Stuff Of Legends: Fremont Erecting Funky Troll Sculpture
When Fremont community leaders polled Seattle residents recently to ask what image came to mind when they heard the name Fremont, most mentioned the drawbridge, the Waiting for the Interurban sculpture and legendary taverns.
Now you've gotta like a community known for its bars, and for putting seasonal costumes on stone figures waiting for a transit system the city no longer has.
And soon there will be another reason to like Fremont. A few blocks northeast of the Interurban statue, beneath the Aurora Avenue North bridge, area residents yesterday broke ground for a sculpture of a 15-foot-high troll clutching a Volkswagen Beetle. If the designers of the project have their way, the car will bear a California license plate.

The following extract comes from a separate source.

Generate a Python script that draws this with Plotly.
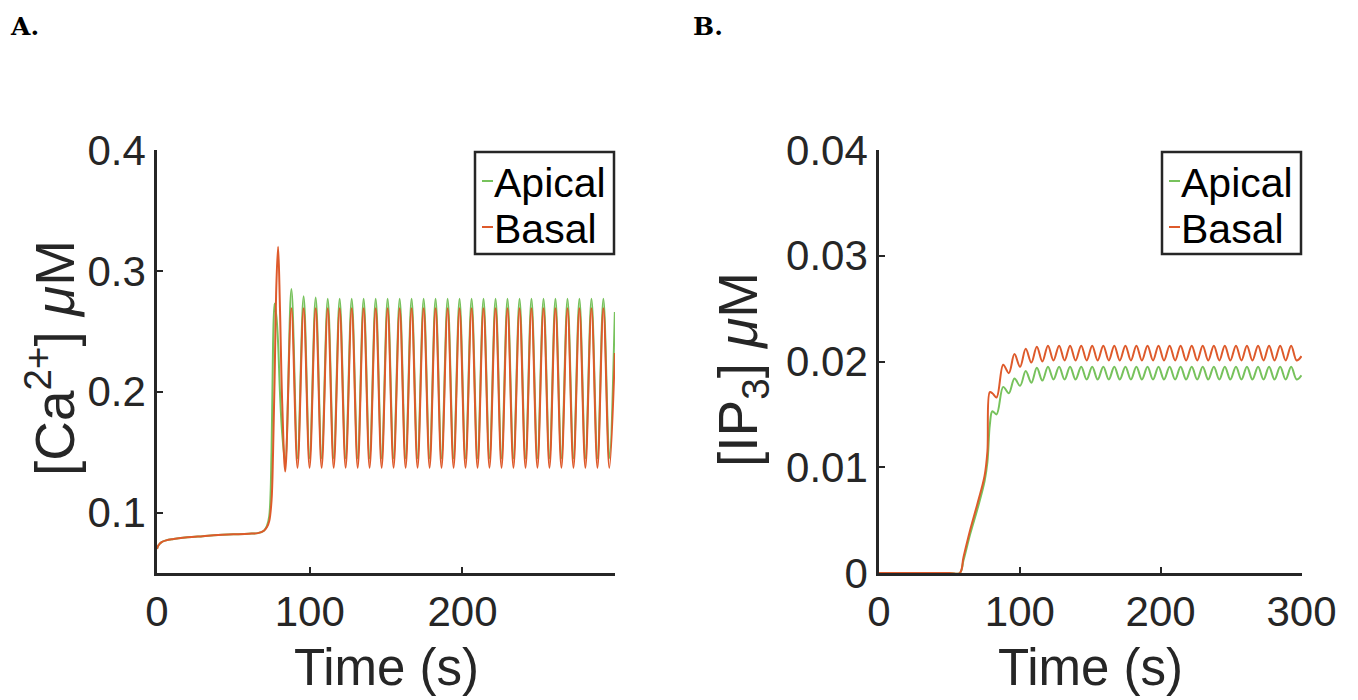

The bridge troll is the product of a community with a fertile mind. When Fremont applied to the city for a community redevelopment grant, residents could have chosen any design.
Twenty proposals were submitted and five finalists were put to a vote. Residents chose the troll, explaining that Fremont isn't the kind of place that takes itself too seriously.
``I hate to say this but Seattle could use a little sense of humor,'' says neighborhood activist Mary Hanson, who describes Fremont as an anti-elitist kind of place.
The troll will rise on 36th Avenue North between four pilings of the Aurora bridge's superstructure, known as the Hall of Giants.
The designers - a group of counter-culture architects, designers and builders known as the Jersey Devils - hope to complete the sculpture in time for Halloween.
The choice of a troll says a lot about Fremont, and serves as a metaphor for what that area has gone through in recent years. Legend has it that trolls live under bridges to escape traffic and development. Those are both problems Fremont has had to face.
Residents fear the recent construction of large apartment buildings, plus the Quadrant Corp.'s plans to build an office park, threaten Fremont's historic character.
``We think Fremont changed too fast in the 1980s,'' says Scott Dulin, a member of the Fremont Neighborhood Council. ``Development was out of control. Much of that has changed. We don't feel under siege anymore. We just want to keep this a good place for families and for small businesses.''
Fremont's choice of art work may be one way to do that. A neighborhood that could have had anything it wanted lived up to its reputation of ``fascinating and funky'' and chose a troll.